The Houston Zoo provides a fun and unique experience that connects communities with animals to inspire action to save wildlife. Where else can you see African lions, Asian elephants, and California sea lions...all without leaving the city of Houston? Each year, 2.4 million guests take part in the wonder and magnificence of creatures big and small from all over the globe and learn ways in which they can help save animals in the wild.
Hermann Park, presented to the City of Houston by George Hermann in 1914, is Houston's most historically significant public green space. Hermann Park has a bountiful assortment of entertainment: McGovern Centennial Gardens, J.M. Stroud Rose Garden, Japanese Garden, pedal boat rentals, a railroad train, and many other points of interest.
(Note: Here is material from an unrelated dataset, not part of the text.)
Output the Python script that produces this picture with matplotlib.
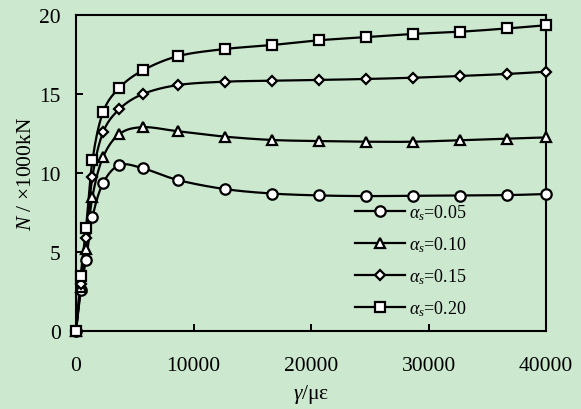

As one of the most heavily attended museums in the United States, HMNS at Hermann Park has five floors of permanent exhibits, spanning astronomy, space science, indigenous peoples' culture, paleontology, energy, chemistry, geology, seashells and Texas wildlife, alongside a slew of rotating special exhibitions. HMNS also houses three other venues: the Burke Baker Planetarium, Wortham Giant Screen Theatre and Cockrell Butterfly Center.
Asia Society Texas Center opened a new 40,000-square-foot center in 2012, located in Houston's Museum District and designed by Japanese architect Yoshio Taniguchi — best known in the U.S. for his renovation and expansion of the Museum of Modern Art in New York. Asia Society Texas Center celebrates the vibrant cultures and diverse perspectives of Asians and Asian Americans through innovative programs in arts and culture, business and policy, and education.
As the nation's fourth largest Holocaust museum and fully bilingual in English and Spanish, the newly renovated three-story structure houses a welcome center, four permanent galleries and two changing exhibition galleries, classrooms, research library, café, 187-seat indoor theater and 175-seat outdoor amphitheater. Charged with educating students and the public about the dangers of prejudice and hatred in society, Holocaust Museum Houston opened its doors in March of 1996. Since that time, impassioned notes, poems, artwork, and other gifts, from school children and adults alike, attest to the life-changing thoughts generated by just one visit to this unique facility.
Rice University, the location of our wedding venue Cohen House, is a private institution with incredible architecture, artifacts, and history. The James A. Baker III Institute for Public Policy features an original section of the Berlin Wall, US Presidential memorabilia, and more.